Background. Digital twins for cardiac electrophysiology are an enabling technology for precision cardiology. Current forward models are advanced enough to simulate the cardiac electric activity under different pathophysiological conditions and accurately replicate clinical signals like torso electrocardiograms (ECGs). Here, we address the challenge of matching subject-specific QRS complexes using anatomically accurate, physiologically grounded cardiac digital twins.
Methods. By fitting the initial conditions of a cardiac propagation model, based on the eikonal equation, our non-invasive method predicts activation patterns during sinus rhythm. To address a potential non-uniqueness in the reconstruction, we introduce a physiological prior based on the distribution of Purkinje-muscle junctions (PMJs). Additionally, we develop a digital twin ensemble for probabilistic inference of cardiac activation. The methodology is tested on a realistic in silico model during sinus activation.

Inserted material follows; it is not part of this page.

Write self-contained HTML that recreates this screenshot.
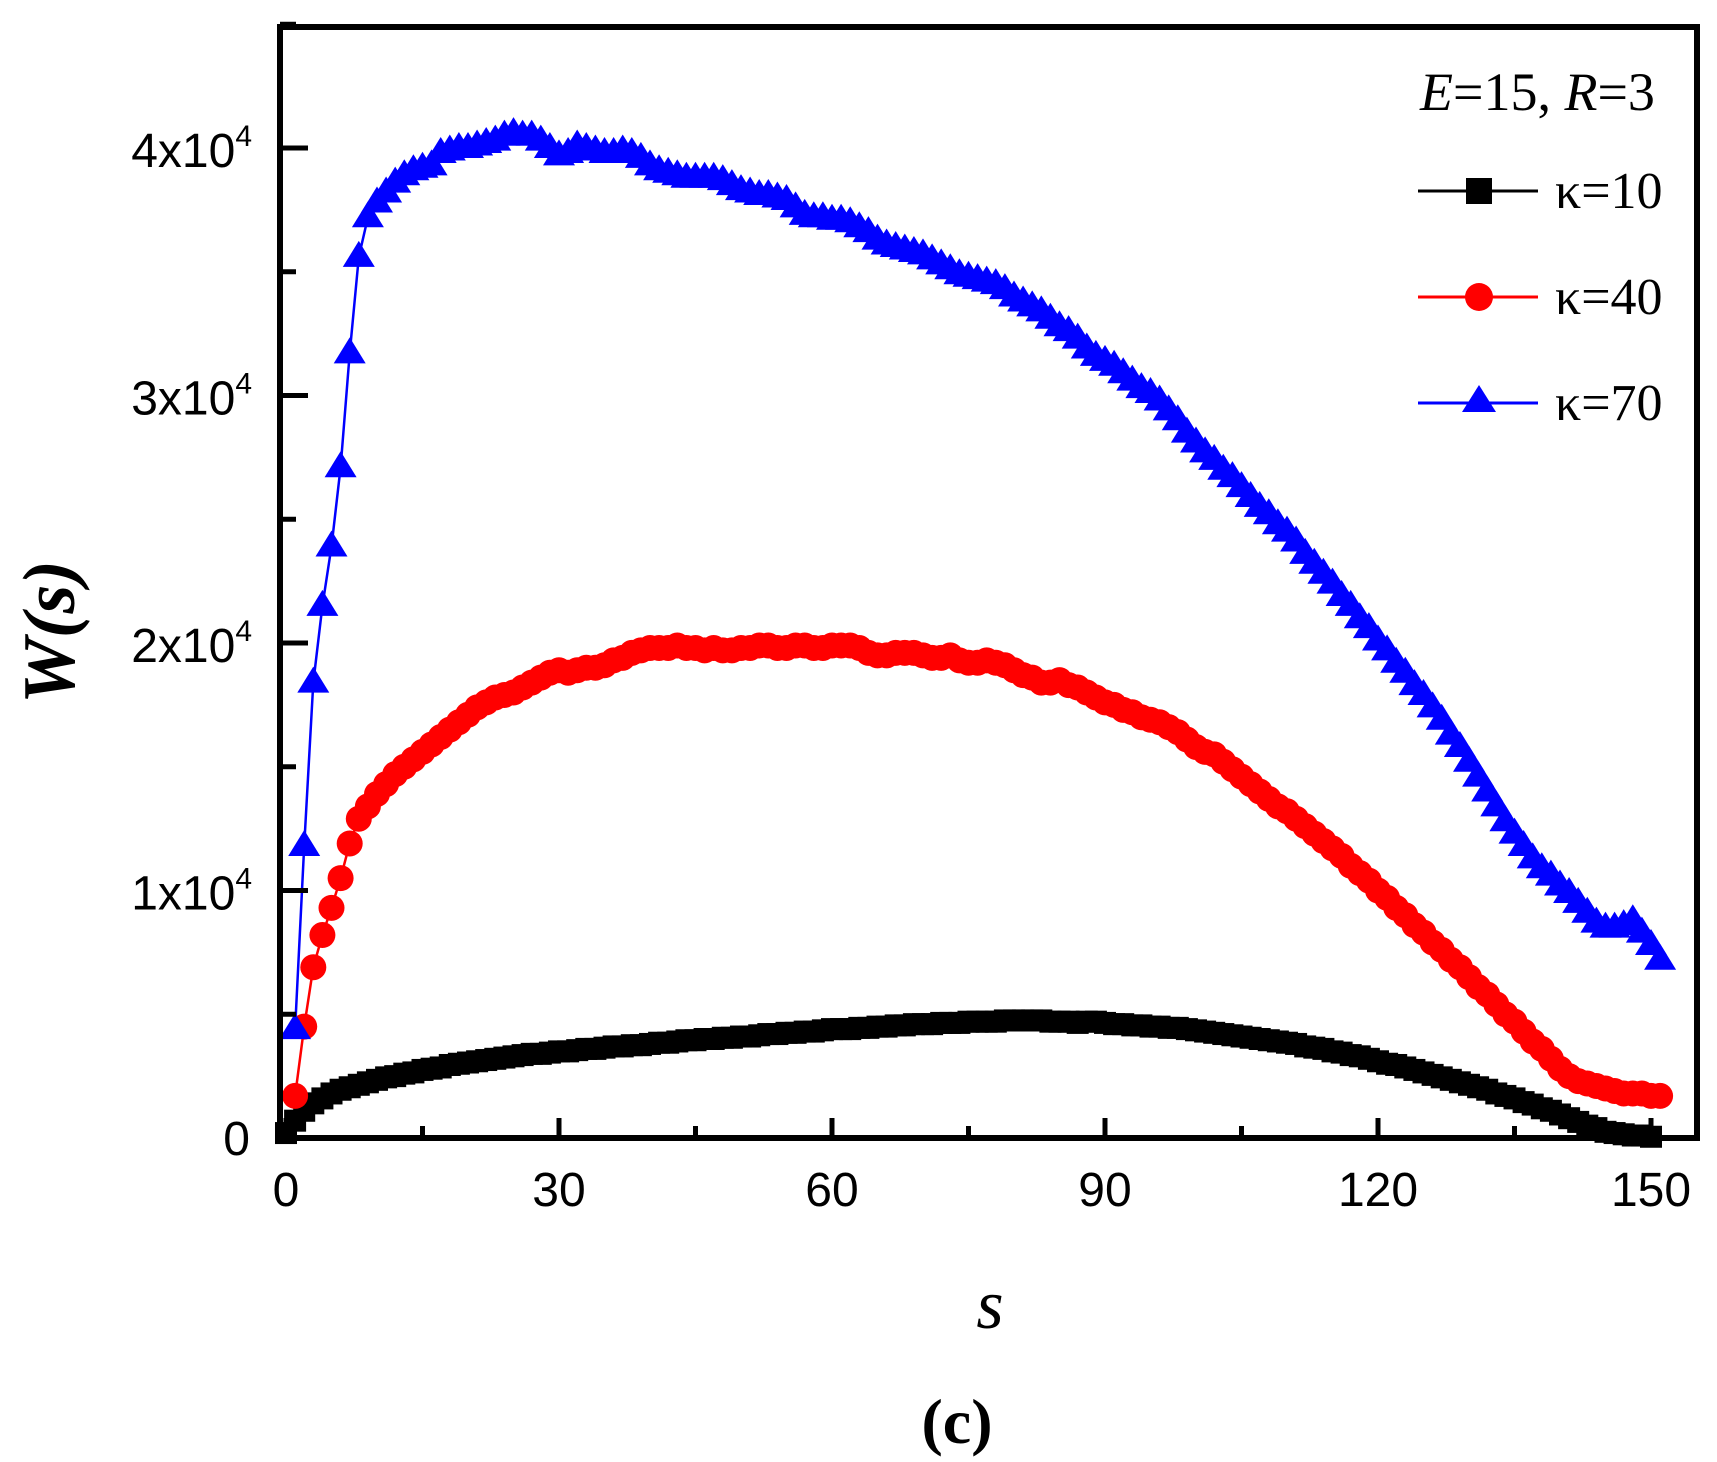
<!DOCTYPE html>
<html><head><meta charset="utf-8"><style>
html,body{margin:0;padding:0;background:#fff;}
svg{display:block;}
</style></head><body>
<svg id="chart" width="1717" height="1462" xmlns="http://www.w3.org/2000/svg">
<rect x="0" y="0" width="1717" height="1462" fill="#fff"/>
<g id="series"></g>
<g id="axes"></g>
<rect x="280" y="27" width="1417" height="1111" fill="none" stroke="#000" stroke-width="6"/>
<text transform="translate(74,632) rotate(-90)" text-anchor="middle" font-family="Liberation Serif, serif" font-style="italic" font-weight="bold" font-size="74">W(s)</text>
<text x="990" y="1328" text-anchor="middle" font-family="Liberation Serif, serif" font-style="italic" font-size="70">s</text>
<text x="957" y="1443" text-anchor="middle" font-family="Liberation Serif, serif" font-weight="bold" font-size="64">(c)</text>
<g font-family="Liberation Serif, serif">
<text x="1420" y="110" font-size="54"><tspan font-style="italic">E</tspan>=15, <tspan font-style="italic">R</tspan>=3</text>
<g>
<line x1="1418" y1="191" x2="1538" y2="191" stroke="#000" stroke-width="3"/>
<rect x="1466" y="178" width="26" height="26" fill="#000"/>
<text x="1555" y="208" font-size="52">κ=10</text></g>
<g>
<line x1="1418" y1="297" x2="1538" y2="297" stroke="#f00" stroke-width="3"/>
<circle cx="1479" cy="297" r="14" fill="#f00"/>
<text x="1555" y="314" font-size="52">κ=40</text></g>
<g>
<line x1="1418" y1="403" x2="1538" y2="403" stroke="#00f" stroke-width="3"/>
<polygon points="1479,385 1496,412 1462,412" fill="#00f"/>
<text x="1555" y="420" font-size="52">κ=70</text></g>
</g>
</svg>
<script>
const xTicks=[0,30,60,90,120,150];
const yTicks=[0,10000,20000,30000,40000];
const yTickLabels=["0","1x10","2x10","3x10","4x10"];
const blackS0=0;
const blackVals=[0.2,0.7,1.1,1.4,1.6,1.8,1.95,2.05,2.15,2.25,2.35,2.45,2.5,2.6,2.65,2.75,2.8,2.85,2.95,3.0,3.05,3.1,3.15,3.2,3.25,3.3,3.35,3.4,3.4,3.45,3.5,3.5,3.55,3.6,3.6,3.65,3.7,3.7,3.75,3.75,3.8,3.85,3.85,3.9,3.95,3.95,4.0,4.0,4.05,4.05,4.1,4.1,4.15,4.2,4.2,4.25,4.25,4.3,4.3,4.35,4.4,4.4,4.4,4.45,4.45,4.5,4.5,4.55,4.55,4.6,4.6,4.6,4.65,4.65,4.65,4.7,4.7,4.7,4.7,4.75,4.75,4.75,4.75,4.75,4.7,4.7,4.7,4.65,4.7,4.7,4.65,4.6,4.6,4.55,4.55,4.5,4.5,4.45,4.45,4.4,4.35,4.3,4.25,4.2,4.15,4.1,4.05,4.0,3.95,3.9,3.85,3.8,3.7,3.65,3.6,3.5,3.45,3.35,3.3,3.2,3.1,3.0,2.95,2.85,2.75,2.65,2.55,2.45,2.35,2.25,2.15,2.05,1.95,1.8,1.7,1.6,1.45,1.35,1.2,1.1,0.95,0.8,0.65,0.5,0.4,0.25,0.2,0.15,0.1,0.1,0.05];
const redS0=1;
const redVals=[1.7,4.5,6.9,8.2,9.3,10.5,11.9,12.9,13.4,13.9,14.3,14.7,15.0,15.3,15.6,15.9,16.2,16.5,16.8,17.1,17.4,17.6,17.8,17.9,18.0,18.2,18.4,18.6,18.8,18.9,18.8,18.9,19.0,19.0,19.1,19.3,19.4,19.6,19.7,19.8,19.8,19.8,19.9,19.8,19.8,19.7,19.8,19.7,19.7,19.8,19.8,19.9,19.9,19.8,19.8,19.9,19.9,19.8,19.8,19.9,19.9,19.9,19.8,19.6,19.5,19.5,19.6,19.6,19.6,19.5,19.4,19.4,19.5,19.3,19.2,19.2,19.3,19.2,19.1,18.9,18.7,18.6,18.4,18.4,18.5,18.3,18.2,18.0,17.8,17.6,17.5,17.3,17.2,17.0,16.9,16.8,16.6,16.4,16.1,15.8,15.6,15.5,15.2,14.9,14.6,14.3,14.0,13.7,13.4,13.2,12.9,12.6,12.3,12.0,11.7,11.4,11.0,10.7,10.4,10.0,9.7,9.3,9.0,8.6,8.3,7.9,7.6,7.2,6.9,6.5,6.1,5.8,5.4,5.0,4.7,4.3,3.9,3.6,3.2,2.8,2.5,2.3,2.2,2.1,2.0,1.9,1.8,1.8,1.8,1.7,1.7];
const blueS0=1;
const blueVals=[4.4,11.8,18.4,21.5,23.9,27.1,31.7,35.6,37.2,37.8,38.2,38.6,38.9,39.1,39.2,39.3,39.8,39.9,40.0,40.0,40.1,40.2,40.3,40.5,40.6,40.5,40.5,40.3,40.0,39.7,39.8,40.1,40.0,39.9,39.8,39.8,39.9,39.8,39.6,39.3,39.1,39.0,38.9,38.8,38.8,38.8,38.8,38.7,38.5,38.3,38.2,38.1,38.1,38.0,37.9,37.6,37.3,37.2,37.2,37.1,37.1,37.0,36.8,36.6,36.3,36.1,36.0,35.9,35.8,35.7,35.5,35.3,35.1,34.9,34.8,34.7,34.6,34.5,34.3,34.0,33.8,33.6,33.4,33.1,32.8,32.6,32.3,31.9,31.6,31.4,31.2,30.9,30.6,30.3,30.1,29.8,29.4,29.0,28.5,28.1,27.7,27.4,27.0,26.7,26.3,25.9,25.5,25.2,24.8,24.5,24.1,23.6,23.2,22.8,22.4,21.9,21.5,21.0,20.6,20.1,19.7,19.2,18.8,18.3,17.9,17.4,16.9,16.3,15.8,15.2,14.6,14.0,13.4,12.8,12.3,11.8,11.3,10.9,10.6,10.2,9.9,9.5,9.1,8.7,8.5,8.5,8.6,8.8,8.3,7.8,7.2];

const NS="http://www.w3.org/2000/svg";
function xs(s){return 286+s*9.1;}
function ys(v){return 1138-v*247.5/10000;}
function mk(tag,attrs,parent){const e=document.createElementNS(NS,tag);for(const k in attrs)e.setAttribute(k,attrs[k]);parent.appendChild(e);return e;}
const axes=document.getElementById('axes');
const series=document.getElementById('series');
xTicks.forEach((t,i)=>{
  const l=mk('line',{x1:xs(t),x2:xs(t),y1:1138,y2:1118,stroke:'#000','stroke-width':5},axes);
  
  
  if(i<xTicks.length-1){const m=mk('line',{x1:xs(t+15),x2:xs(t+15),y1:1138,y2:1126,stroke:'#000','stroke-width':5},axes);
  
  }
  const tx=mk('text',{x:xs(t),y:1206,'text-anchor':'middle','font-family':'Liberation Sans, sans-serif','font-size':48},axes);
  tx.textContent=String(t);
  
  
});
yTicks.forEach((t,i)=>{
  const l=mk('line',{x1:280,x2:308,y1:ys(t),y2:ys(t),stroke:'#000','stroke-width':5},axes);
  
  
  const m=mk('line',{x1:280,x2:296,y1:ys(t+5000),y2:ys(t+5000),stroke:'#000','stroke-width':5},axes);
  
  
  const tx=mk('text',{x:i===0?250:252,y:ys(t)+(i===0?17:19),'text-anchor':'end','font-family':'Liberation Sans, sans-serif','font-size':48},axes);
  
  
  tx.textContent=yTickLabels[i];
  if(i!==0){const sp=document.createElementNS(NS,'tspan');sp.setAttribute('font-size','30');sp.setAttribute('dy','-21');sp.textContent='4';tx.appendChild(sp);}
});
function drawSeries(vals,s0,color,shape,name){
  const g=mk('g',{},series);
  
  
  const pts=vals.map((v,i)=>xs(s0+i).toFixed(1)+','+ys(v*1000).toFixed(1)).join(' ');
  const pl=mk('polyline',{points:pts,fill:'none',stroke:color,'stroke-width':2.5},g);
  
  
  vals.forEach((v,i)=>{
    const x=xs(s0+i),y=ys(v*1000);let m;
    if(shape==='square')m=mk('rect',{x:x-11,y:y-11,width:22,height:22,fill:color},g);
    else if(shape==='circle')m=mk('circle',{cx:x,cy:y,r:13,fill:color},g);
    else m=mk('polygon',{points:`${x},${y-16} ${x+16},${y+10} ${x-16},${y+10}`,fill:color},g);
    
    
  });
}
drawSeries(blackVals,blackS0,'#000','square','series-k10');
drawSeries(redVals,redS0,'#f00','circle','series-k40');
drawSeries(blueVals,blueS0,'#00f','triangle','series-k70');
</script>
</body></html>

Results. For the first time, we demonstrated that several distinct activation maps can generate indistinguishable surface ECGs. Our reconstruction, on average, is accurate in reproducing the ground truth, with maximum standard deviation of 20 ms. Corresponding body surface potentials, computed for each activation, showed highest variability in the heart region.
Conclusions. Our approach marks a significant advancement in the calibration of cardiac digital twins and enhances their credibility for clinical application. High-density surface mapping in the heart region, rather than in the whole body surface, may improve reconstruction.